** BEGIN INFORMATION PROVIDED **

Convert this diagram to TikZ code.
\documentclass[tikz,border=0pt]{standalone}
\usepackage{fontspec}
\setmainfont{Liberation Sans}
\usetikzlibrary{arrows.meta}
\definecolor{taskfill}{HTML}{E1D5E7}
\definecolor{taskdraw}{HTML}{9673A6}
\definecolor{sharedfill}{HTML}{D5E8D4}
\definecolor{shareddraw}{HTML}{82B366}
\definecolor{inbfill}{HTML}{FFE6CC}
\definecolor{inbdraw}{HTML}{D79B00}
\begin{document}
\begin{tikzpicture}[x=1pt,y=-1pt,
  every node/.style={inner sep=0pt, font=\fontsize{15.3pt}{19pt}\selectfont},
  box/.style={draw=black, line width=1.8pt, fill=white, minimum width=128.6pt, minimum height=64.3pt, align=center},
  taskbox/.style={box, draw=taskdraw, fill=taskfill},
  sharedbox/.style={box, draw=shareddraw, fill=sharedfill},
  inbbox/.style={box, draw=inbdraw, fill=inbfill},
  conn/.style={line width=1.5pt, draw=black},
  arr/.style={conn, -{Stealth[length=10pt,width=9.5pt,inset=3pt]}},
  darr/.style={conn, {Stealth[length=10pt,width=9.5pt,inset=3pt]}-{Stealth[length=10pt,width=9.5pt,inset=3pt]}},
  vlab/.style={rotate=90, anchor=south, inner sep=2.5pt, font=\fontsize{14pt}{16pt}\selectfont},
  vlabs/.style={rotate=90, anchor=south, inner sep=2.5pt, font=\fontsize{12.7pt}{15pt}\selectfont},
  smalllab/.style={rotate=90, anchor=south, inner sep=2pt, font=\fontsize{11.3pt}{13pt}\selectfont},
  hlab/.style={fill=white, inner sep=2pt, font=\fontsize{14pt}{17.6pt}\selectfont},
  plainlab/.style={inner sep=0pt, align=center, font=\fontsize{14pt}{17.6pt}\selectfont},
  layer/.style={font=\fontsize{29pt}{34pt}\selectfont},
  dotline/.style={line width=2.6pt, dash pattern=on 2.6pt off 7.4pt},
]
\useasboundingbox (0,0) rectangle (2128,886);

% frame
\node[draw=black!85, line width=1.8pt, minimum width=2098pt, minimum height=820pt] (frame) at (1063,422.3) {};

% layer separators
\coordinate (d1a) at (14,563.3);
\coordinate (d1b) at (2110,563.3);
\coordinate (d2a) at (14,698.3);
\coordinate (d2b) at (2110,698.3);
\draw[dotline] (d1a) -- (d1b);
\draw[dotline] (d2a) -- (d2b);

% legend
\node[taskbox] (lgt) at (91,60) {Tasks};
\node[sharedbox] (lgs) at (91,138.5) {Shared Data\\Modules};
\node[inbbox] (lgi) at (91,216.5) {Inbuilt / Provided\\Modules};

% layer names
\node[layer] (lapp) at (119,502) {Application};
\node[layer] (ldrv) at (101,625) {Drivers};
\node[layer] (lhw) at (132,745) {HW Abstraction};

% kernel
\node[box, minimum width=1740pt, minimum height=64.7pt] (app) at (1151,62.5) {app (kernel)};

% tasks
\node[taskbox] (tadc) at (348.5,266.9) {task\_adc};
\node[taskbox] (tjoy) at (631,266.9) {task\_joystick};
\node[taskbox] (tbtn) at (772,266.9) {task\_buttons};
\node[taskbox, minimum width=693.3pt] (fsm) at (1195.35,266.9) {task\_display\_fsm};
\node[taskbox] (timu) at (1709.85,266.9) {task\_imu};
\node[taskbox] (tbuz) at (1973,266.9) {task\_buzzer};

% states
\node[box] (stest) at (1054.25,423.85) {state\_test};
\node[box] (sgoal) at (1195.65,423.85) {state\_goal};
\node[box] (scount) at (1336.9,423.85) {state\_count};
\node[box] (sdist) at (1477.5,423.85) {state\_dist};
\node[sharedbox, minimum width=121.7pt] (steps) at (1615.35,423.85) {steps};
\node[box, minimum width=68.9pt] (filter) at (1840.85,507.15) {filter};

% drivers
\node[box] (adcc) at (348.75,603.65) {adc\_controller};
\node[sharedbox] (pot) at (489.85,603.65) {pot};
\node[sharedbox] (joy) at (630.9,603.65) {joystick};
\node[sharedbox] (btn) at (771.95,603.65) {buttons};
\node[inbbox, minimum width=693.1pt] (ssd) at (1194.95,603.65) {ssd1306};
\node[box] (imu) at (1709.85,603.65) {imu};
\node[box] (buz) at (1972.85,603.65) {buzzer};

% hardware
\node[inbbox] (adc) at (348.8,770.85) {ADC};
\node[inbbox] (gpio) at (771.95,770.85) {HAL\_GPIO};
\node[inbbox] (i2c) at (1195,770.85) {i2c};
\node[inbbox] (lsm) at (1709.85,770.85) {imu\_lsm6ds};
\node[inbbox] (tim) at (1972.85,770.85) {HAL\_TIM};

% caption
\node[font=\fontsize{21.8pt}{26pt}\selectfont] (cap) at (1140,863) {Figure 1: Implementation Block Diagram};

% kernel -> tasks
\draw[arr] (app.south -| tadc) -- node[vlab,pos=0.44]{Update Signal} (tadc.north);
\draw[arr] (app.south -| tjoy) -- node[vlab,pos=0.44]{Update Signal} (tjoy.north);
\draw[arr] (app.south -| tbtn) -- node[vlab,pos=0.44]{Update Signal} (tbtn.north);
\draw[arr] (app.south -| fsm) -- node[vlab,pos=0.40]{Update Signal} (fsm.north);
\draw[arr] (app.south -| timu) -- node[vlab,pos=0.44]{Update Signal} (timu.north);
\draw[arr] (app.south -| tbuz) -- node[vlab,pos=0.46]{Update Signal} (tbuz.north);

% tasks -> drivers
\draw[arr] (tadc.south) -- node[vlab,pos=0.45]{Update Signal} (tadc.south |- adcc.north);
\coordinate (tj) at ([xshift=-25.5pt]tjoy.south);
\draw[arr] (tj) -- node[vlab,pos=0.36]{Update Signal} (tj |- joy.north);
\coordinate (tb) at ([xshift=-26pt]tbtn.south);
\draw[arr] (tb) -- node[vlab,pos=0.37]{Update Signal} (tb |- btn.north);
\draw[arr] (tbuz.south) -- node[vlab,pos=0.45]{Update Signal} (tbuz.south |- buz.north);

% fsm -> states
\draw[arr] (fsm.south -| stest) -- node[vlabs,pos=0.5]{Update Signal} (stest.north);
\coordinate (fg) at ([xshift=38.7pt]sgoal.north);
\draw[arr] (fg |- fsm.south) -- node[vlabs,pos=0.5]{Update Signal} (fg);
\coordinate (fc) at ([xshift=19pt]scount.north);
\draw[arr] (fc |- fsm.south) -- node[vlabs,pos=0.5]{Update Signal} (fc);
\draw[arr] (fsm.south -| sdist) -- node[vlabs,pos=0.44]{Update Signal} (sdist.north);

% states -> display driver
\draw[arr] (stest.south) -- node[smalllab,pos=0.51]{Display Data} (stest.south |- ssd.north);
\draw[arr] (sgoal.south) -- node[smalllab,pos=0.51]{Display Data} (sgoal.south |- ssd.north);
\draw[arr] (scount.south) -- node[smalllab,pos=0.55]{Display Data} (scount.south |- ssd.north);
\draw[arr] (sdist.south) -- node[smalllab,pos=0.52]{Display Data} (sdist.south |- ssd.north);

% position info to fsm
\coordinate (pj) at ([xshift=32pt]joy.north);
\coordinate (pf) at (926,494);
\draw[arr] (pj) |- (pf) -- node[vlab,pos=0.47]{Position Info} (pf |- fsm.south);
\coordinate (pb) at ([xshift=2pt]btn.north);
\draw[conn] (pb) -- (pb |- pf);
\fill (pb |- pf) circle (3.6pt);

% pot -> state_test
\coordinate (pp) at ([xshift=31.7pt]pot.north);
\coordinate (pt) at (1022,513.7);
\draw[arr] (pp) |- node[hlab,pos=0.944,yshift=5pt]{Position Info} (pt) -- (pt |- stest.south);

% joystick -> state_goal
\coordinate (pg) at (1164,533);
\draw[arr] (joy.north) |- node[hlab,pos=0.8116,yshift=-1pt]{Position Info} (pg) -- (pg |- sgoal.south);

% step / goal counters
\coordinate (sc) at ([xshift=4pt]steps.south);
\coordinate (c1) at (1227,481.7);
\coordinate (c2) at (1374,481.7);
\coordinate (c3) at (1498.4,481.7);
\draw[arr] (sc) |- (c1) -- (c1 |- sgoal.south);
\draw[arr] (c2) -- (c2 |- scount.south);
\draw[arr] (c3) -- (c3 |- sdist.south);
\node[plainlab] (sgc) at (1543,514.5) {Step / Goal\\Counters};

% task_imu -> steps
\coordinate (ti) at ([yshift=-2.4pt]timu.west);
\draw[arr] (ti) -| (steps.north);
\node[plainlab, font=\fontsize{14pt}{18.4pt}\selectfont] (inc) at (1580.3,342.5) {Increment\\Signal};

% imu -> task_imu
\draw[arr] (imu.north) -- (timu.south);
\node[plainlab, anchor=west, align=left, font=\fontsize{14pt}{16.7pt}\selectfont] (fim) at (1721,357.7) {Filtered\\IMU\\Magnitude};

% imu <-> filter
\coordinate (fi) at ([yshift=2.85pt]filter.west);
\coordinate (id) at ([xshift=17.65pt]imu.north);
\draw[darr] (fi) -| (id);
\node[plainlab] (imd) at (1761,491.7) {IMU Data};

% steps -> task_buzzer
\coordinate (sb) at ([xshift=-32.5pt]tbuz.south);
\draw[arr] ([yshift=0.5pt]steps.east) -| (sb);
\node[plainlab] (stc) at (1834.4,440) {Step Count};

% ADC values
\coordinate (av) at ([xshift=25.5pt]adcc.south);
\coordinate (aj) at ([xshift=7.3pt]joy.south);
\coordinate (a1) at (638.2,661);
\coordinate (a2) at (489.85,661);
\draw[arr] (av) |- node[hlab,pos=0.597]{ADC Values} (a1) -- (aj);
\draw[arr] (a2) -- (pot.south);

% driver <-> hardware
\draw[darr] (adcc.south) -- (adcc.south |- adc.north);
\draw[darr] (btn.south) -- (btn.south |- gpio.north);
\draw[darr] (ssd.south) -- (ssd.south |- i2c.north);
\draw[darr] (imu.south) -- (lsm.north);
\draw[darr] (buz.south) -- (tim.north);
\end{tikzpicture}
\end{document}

** END INFORMATION PROVIDED **

**REQUIREMENTS:** Everything from the first line above through the line that contains "(0,0) rectangle (2128,886);" should be duplicated exactly, please, and nothing beyond it.

**SOLUTION:**
Convert this diagram to TikZ code.
\documentclass[tikz,border=0pt]{standalone}
\usepackage{fontspec}
\setmainfont{Liberation Sans}
\usetikzlibrary{arrows.meta}
\definecolor{taskfill}{HTML}{E1D5E7}
\definecolor{taskdraw}{HTML}{9673A6}
\definecolor{sharedfill}{HTML}{D5E8D4}
\definecolor{shareddraw}{HTML}{82B366}
\definecolor{inbfill}{HTML}{FFE6CC}
\definecolor{inbdraw}{HTML}{D79B00}
\begin{document}
\begin{tikzpicture}[x=1pt,y=-1pt,
  every node/.style={inner sep=0pt, font=\fontsize{15.3pt}{19pt}\selectfont},
  box/.style={draw=black, line width=1.8pt, fill=white, minimum width=128.6pt, minimum height=64.3pt, align=center},
  taskbox/.style={box, draw=taskdraw, fill=taskfill},
  sharedbox/.style={box, draw=shareddraw, fill=sharedfill},
  inbbox/.style={box, draw=inbdraw, fill=inbfill},
  conn/.style={line width=1.5pt, draw=black},
  arr/.style={conn, -{Stealth[length=10pt,width=9.5pt,inset=3pt]}},
  darr/.style={conn, {Stealth[length=10pt,width=9.5pt,inset=3pt]}-{Stealth[length=10pt,width=9.5pt,inset=3pt]}},
  vlab/.style={rotate=90, anchor=south, inner sep=2.5pt, font=\fontsize{14pt}{16pt}\selectfont},
  vlabs/.style={rotate=90, anchor=south, inner sep=2.5pt, font=\fontsize{12.7pt}{15pt}\selectfont},
  smalllab/.style={rotate=90, anchor=south, inner sep=2pt, font=\fontsize{11.3pt}{13pt}\selectfont},
  hlab/.style={fill=white, inner sep=2pt, font=\fontsize{14pt}{17.6pt}\selectfont},
  plainlab/.style={inner sep=0pt, align=center, font=\fontsize{14pt}{17.6pt}\selectfont},
  layer/.style={font=\fontsize{29pt}{34pt}\selectfont},
  dotline/.style={line width=2.6pt, dash pattern=on 2.6pt off 7.4pt},
]
\useasboundingbox (0,0) rectangle (2128,886);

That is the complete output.